The railroad plans to offer a full schedule of activities comparable to last year's, including the use of rail bikes in some areas, Branson says. The railroad has yet to decide whether it will offer rail bikes in the 34-mile section between Tupper Lake and Lake Placid, the portion that has been the subject of the ongoing dispute between those who want to remove the rails and those who want to see them remain and be repaired.

Branson says the condition of the tracks makes it unlikely that the railroad will attempt to run trains there this year, although its permit allows for such activity.

The dispute centers on the state's 2016 proposal to remove the tracks, which are on state land, and create a rail trail. The railroad sued, and state Supreme Court Judge Robert Main Jr. ruled in 2017 against the state, citing, among other factors, that the land is designated as a "travel corridor."

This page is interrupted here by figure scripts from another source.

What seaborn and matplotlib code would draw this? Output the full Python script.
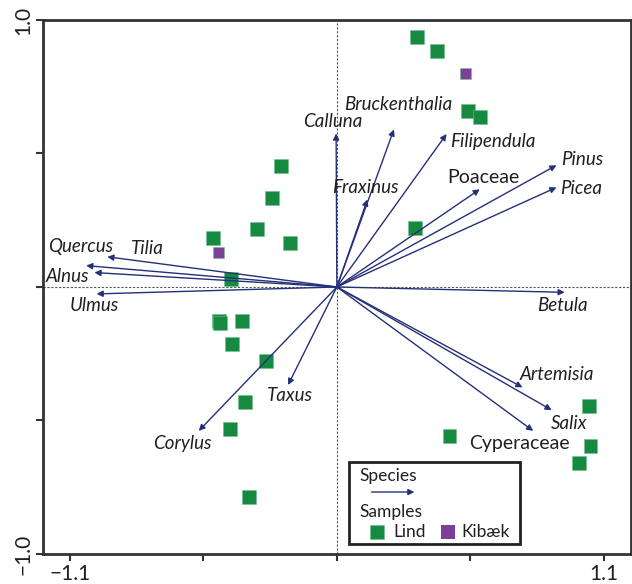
import matplotlib
matplotlib.use("Agg")
import matplotlib.pyplot as plt
import seaborn as sns
import pandas as pd
from matplotlib.patches import Rectangle

# Sample scores (axis 1, axis 2) and site group
sample_x = [0.330, 0.412, 0.540, 0.589, -0.231, -0.268, -0.330, -0.511, -0.194,
            -0.437, 0.321, -0.486, -0.482, -0.391, -0.433, -0.293, -0.379, -0.441,
            -0.363, 0.464, 1.038, 1.045, 0.996, 0.531, -0.486]
sample_y = [0.936, 0.884, 0.659, 0.637, 0.453, 0.333, 0.217, 0.184, 0.165,
            0.030, 0.221, -0.127, -0.135, -0.129, -0.215, -0.277, -0.431, -0.531,
            -0.786, -0.558, -0.446, -0.597, -0.659, 0.801, 0.128]
sample_site = ["Lind"] * 23 + ["Kibæk"] * 2

# Species scores (arrow tips)
species = ["Calluna", "Bruckenthalia", "Fraxinus", "Filipendula", "Poaceae",
           "Pinus", "Picea", "Betula", "Artemisia", "Salix", "Cyperaceae",
           "Taxus", "Corylus", "Quercus", "Tilia", "Alnus", "Ulmus"]
species_x = [-0.003, 0.235, 0.126, 0.452, 0.589, 0.905, 0.905, 0.939, 0.765,
             0.885, 0.809, -0.201, -0.569, -0.946, -1.033, -0.999, -0.990]
species_y = [0.575, 0.590, 0.328, 0.573, 0.366, 0.456, 0.373, -0.020, -0.376,
             -0.461, -0.539, -0.367, -0.539, 0.113, 0.080, 0.054, -0.026]
# Families are set upright, genera in italics
species_italic = [True, True, True, True, False, True, True, True, True, True,
                  False, True, True, True, True, True, True]
# Label placement relative to arrow tip (pixels)
label_offset = [(-3, 12), (4, 25), (-2, 12), (46, -8), (4, 12), (26, 6),
                (25, -1), (-2, -13), (34, 13), (18, -13), (-14, -13), (2, -11),
                (-16, -13), (-27, 10), (61, 17), (-27, -4), (-2, -12)]

x_ticks = [-1.1, -0.55, 0.0, 0.55, 1.1]
x_ticklabels = ["\u22121.1", "", "", "", "1.1"]
y_ticks = [-1.0, -0.5, 0.0, 0.5, 1.0]
y_ticklabels = ["\u22121.0", "", "", "", "1.0"]

GREEN = "#178a42"
PURPLE = "#7e3f98"
NAVY = "#25307a"
INK = "#231f20"

sns.set_style("white")
plt.rcParams["font.family"] = ["Lato", "DejaVu Sans"]

fig = plt.figure(figsize=(6.32, 5.84), dpi=100)
ax = fig.add_axes([0.068, 0.0514, 0.930, 0.9144])

df = pd.DataFrame({"ax1": sample_x, "ax2": sample_y, "site": sample_site})
sns.scatterplot(data=df, x="ax1", y="ax2", hue="site", size="site",
                palette={"Lind": GREEN, "Kibæk": PURPLE},
                sizes={"Lind": 100, "Kibæk": 62}, marker="s",
                edgecolor="#6fbf8a", linewidth=0.4, legend=False, ax=ax, zorder=3)

# Reference lines through the origin
ax.axhline(0, color="#555555", lw=0.8, ls=(0, (2, 1.5)), zorder=1)
ax.axvline(0, color="#555555", lw=0.8, ls=(0, (2, 1.5)), zorder=1)

# Species arrows and labels
for name, sx, sy, it, off in zip(species, species_x, species_y, species_italic, label_offset):
    ax.annotate("", xy=(sx, sy), xytext=(0, 0),
                arrowprops=dict(arrowstyle="-|>", color=NAVY, lw=1.0,
                                mutation_scale=9, shrinkA=0, shrinkB=0),
                zorder=4)
    ax.annotate(name, xy=(sx, sy), xytext=off, textcoords="offset pixels",
                ha="center", va="center", fontsize=13.5 if it else 14, color=INK,
                style="italic" if it else "normal", zorder=5)

ax.set_xlim(-1.211, 1.211)
ax.set_ylim(-1.0, 1.0)
ax.set_xticks(x_ticks)
ax.set_xticklabels(x_ticklabels, fontsize=15, color=INK)
ax.set_yticks(y_ticks)
ax.set_yticklabels(y_ticklabels, fontsize=15, color=INK, rotation=90, va="center")
ax.tick_params(axis="both", direction="out", length=5, width=1.5, color="#333333",
               pad=2, bottom=True, left=True)
ax.set_xlabel("")
ax.set_ylabel("")
for sp in ax.spines.values():
    sp.set_color("#333333")
    sp.set_linewidth(2)

# Legend box
tr = ax.transAxes
ax.add_patch(Rectangle((0.521, 0.018), 0.290, 0.155, transform=tr, fill=False,
                       ec="#222222", lw=2, zorder=6))
ax.text(0.538, 0.146, "Species", transform=tr, fontsize=12.5, color=INK,
        ha="left", va="center", zorder=7)
ax.annotate("", xy=(0.632, 0.116), xytext=(0.559, 0.116), xycoords=tr, textcoords=tr,
            arrowprops=dict(arrowstyle="-|>", color=NAVY, lw=1.0,
                            mutation_scale=9, shrinkA=0, shrinkB=0), zorder=7)
ax.text(0.538, 0.079, "Samples", transform=tr, fontsize=12.5, color=INK,
        ha="left", va="center", zorder=7)
ax.scatter([0.569], [0.042], transform=tr, marker="s", s=115, color=GREEN,
           edgecolor="#6fbf8a", linewidth=0.4, zorder=7, clip_on=False)
ax.text(0.596, 0.042, "Lind", transform=tr, fontsize=12.5, color=INK,
        ha="left", va="center", zorder=7)
ax.scatter([0.689], [0.042], transform=tr, marker="s", s=90, color=PURPLE,
           linewidth=0, zorder=7, clip_on=False)
ax.text(0.712, 0.042, "Kibæk", transform=tr, fontsize=12.5, color=INK,
        ha="left", va="center", zorder=7)

fig.savefig("out.png", dpi=100)
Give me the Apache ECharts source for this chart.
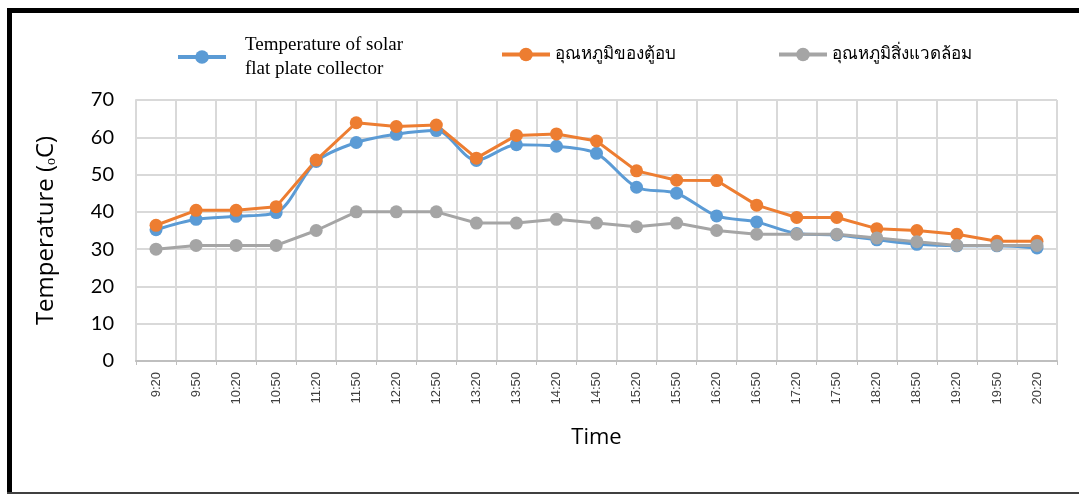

Main said removing the tracks violated the long-standing definition of travel corridor to mean either a highway or railroad corridor. He also cited concerns about whether the state has ownership of the entire land in question, and about historical preservation issues.

The Adirondack Park Agency, which oversees the land, in December 2018 changed the definition of travel corridor to include a rail trail. The state Department of Environmental Conservation has indicated it is likely to file another proposal to remove the tracks, through a revised Unit Management Plan.

Branson says that while the railroad pays attention to new developments with the management plan, its focus is more on offering riders the best experience it can.

"We're not spending a lot of time thinking about [the management plan]. We assume they will do what the court instructed... It's up to them to get it right. We really don't know what they've done. Presumably the new [management plan] will address all of that," he says.